§ **Given instruction**: Starting with the first line of the data below, copy each line up to and including the one containing "0.9, 0.95, 1.0];". Pictures stay out.

§ **Material provided**:
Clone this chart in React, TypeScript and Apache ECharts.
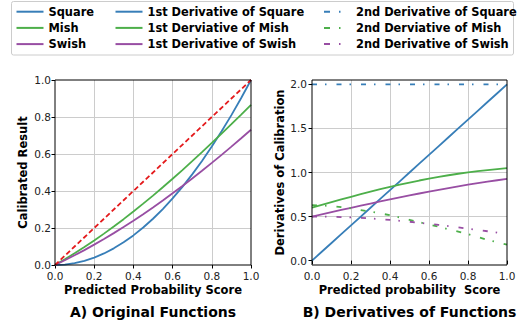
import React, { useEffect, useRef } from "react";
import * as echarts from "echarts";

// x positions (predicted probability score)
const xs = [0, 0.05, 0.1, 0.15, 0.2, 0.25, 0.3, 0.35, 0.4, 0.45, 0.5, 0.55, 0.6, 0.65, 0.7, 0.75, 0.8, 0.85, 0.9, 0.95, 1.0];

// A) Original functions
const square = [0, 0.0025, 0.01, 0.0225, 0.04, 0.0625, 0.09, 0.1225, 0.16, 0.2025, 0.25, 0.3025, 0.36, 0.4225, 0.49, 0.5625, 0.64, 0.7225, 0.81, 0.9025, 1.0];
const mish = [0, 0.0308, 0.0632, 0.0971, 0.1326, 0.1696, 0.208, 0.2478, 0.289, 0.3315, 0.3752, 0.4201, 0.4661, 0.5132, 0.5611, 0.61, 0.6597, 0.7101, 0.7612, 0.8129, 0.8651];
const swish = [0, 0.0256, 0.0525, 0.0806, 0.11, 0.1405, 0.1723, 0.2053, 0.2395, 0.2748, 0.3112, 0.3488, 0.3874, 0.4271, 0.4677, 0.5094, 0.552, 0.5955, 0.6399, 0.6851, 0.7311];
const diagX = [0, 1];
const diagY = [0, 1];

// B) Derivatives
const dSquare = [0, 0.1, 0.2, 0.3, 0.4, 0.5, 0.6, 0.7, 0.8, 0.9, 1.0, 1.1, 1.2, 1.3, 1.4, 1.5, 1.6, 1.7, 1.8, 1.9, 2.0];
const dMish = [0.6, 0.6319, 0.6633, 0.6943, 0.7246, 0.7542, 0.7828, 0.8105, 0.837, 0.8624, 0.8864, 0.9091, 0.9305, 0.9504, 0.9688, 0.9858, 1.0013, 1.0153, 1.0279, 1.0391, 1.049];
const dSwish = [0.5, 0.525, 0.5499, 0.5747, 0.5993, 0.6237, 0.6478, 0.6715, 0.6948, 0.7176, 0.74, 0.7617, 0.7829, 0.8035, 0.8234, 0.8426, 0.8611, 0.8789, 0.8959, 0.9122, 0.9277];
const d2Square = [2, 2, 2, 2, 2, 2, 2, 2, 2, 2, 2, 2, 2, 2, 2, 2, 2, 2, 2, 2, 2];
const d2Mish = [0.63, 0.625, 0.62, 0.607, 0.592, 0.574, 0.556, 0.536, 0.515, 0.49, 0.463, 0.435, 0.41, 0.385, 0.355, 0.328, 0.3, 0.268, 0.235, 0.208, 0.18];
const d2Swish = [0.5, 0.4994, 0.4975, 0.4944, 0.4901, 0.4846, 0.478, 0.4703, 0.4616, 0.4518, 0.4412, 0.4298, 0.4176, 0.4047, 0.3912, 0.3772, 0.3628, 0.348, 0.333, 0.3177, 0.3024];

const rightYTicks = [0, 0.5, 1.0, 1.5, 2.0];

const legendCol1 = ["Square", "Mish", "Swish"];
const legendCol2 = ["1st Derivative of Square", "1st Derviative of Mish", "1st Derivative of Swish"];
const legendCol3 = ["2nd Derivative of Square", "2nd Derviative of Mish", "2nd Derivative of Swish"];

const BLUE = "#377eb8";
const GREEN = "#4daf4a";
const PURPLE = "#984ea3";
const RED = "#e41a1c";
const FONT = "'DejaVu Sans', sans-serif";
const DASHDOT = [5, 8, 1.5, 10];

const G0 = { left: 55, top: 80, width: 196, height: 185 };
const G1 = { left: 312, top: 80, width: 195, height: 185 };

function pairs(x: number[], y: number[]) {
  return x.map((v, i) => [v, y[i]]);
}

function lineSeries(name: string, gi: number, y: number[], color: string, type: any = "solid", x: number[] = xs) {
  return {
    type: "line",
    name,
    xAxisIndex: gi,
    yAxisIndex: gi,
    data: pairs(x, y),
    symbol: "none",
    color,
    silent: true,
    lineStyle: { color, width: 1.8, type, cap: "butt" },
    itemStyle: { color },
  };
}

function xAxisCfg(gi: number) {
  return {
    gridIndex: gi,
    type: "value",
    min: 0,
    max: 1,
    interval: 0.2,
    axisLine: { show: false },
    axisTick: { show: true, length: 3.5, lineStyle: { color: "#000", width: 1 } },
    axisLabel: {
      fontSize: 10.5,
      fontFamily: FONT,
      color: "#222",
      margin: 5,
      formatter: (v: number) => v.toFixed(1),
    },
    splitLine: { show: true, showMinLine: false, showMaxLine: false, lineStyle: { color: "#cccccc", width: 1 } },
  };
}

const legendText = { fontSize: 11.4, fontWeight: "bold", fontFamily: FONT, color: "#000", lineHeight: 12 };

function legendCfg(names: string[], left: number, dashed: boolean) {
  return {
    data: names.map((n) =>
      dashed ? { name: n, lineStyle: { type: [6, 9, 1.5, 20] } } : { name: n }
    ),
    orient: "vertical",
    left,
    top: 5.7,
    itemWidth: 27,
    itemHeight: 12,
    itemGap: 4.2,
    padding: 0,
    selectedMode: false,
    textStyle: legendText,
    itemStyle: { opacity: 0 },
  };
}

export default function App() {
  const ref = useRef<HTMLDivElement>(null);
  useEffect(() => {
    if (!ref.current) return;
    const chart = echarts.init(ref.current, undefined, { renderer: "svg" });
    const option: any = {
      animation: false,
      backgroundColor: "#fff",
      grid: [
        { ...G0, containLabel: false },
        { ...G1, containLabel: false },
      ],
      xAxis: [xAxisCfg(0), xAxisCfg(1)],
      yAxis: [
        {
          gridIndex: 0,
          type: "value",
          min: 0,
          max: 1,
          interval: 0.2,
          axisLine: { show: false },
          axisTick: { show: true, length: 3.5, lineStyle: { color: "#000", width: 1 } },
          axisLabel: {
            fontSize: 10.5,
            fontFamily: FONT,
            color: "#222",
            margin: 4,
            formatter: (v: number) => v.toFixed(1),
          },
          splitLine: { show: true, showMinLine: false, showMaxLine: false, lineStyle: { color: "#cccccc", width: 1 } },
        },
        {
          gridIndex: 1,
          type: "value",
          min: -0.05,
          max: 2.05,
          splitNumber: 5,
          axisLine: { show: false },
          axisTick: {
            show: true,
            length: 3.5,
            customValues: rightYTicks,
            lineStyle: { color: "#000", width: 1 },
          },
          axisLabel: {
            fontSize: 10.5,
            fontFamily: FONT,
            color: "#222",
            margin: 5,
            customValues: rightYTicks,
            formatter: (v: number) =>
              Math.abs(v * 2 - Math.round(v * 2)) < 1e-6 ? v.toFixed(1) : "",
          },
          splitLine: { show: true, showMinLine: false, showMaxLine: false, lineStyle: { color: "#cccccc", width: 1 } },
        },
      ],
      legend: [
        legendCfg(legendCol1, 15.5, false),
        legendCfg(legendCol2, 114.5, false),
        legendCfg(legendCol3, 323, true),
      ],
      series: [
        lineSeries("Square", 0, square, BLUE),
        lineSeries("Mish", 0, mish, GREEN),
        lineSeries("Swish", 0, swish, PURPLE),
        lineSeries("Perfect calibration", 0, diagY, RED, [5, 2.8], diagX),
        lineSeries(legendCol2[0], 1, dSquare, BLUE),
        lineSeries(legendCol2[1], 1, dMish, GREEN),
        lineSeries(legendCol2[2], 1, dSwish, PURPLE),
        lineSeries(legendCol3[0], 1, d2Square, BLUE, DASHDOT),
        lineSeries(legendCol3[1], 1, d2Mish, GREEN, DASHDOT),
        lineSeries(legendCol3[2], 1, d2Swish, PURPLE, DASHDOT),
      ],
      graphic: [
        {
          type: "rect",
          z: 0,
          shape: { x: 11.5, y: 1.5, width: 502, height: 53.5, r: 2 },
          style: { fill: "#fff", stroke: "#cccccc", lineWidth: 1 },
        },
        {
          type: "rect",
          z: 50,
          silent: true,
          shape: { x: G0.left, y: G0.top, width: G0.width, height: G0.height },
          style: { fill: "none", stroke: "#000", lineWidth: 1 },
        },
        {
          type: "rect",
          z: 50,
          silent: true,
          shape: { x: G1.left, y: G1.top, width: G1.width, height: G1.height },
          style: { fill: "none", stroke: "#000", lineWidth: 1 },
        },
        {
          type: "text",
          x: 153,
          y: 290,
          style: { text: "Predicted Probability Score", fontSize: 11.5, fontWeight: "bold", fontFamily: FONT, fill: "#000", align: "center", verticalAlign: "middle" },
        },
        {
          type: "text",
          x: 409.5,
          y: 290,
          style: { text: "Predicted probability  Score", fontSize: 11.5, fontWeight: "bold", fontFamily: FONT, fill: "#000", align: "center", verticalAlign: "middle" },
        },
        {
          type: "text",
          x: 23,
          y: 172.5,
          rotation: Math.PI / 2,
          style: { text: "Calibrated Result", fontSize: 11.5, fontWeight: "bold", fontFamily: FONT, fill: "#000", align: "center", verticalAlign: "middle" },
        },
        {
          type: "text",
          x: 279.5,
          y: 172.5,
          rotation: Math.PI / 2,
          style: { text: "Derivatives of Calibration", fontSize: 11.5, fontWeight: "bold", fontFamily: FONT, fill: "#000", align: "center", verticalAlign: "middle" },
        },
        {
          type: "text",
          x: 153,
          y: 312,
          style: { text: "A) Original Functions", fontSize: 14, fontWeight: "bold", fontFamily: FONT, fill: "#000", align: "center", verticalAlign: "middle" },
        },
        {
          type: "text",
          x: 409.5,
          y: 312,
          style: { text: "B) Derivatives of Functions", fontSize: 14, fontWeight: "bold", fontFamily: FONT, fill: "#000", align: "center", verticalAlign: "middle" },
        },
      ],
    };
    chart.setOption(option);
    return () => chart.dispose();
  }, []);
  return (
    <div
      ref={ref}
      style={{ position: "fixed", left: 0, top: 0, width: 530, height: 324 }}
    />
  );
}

§ **Result of this task**:
Clone this chart in React, TypeScript and Apache ECharts.
import React, { useEffect, useRef } from "react";
import * as echarts from "echarts";

// x positions (predicted probability score)
const xs = [0, 0.05, 0.1, 0.15, 0.2, 0.25, 0.3, 0.35, 0.4, 0.45, 0.5, 0.55, 0.6, 0.65, 0.7, 0.75, 0.8, 0.85, 0.9, 0.95, 1.0];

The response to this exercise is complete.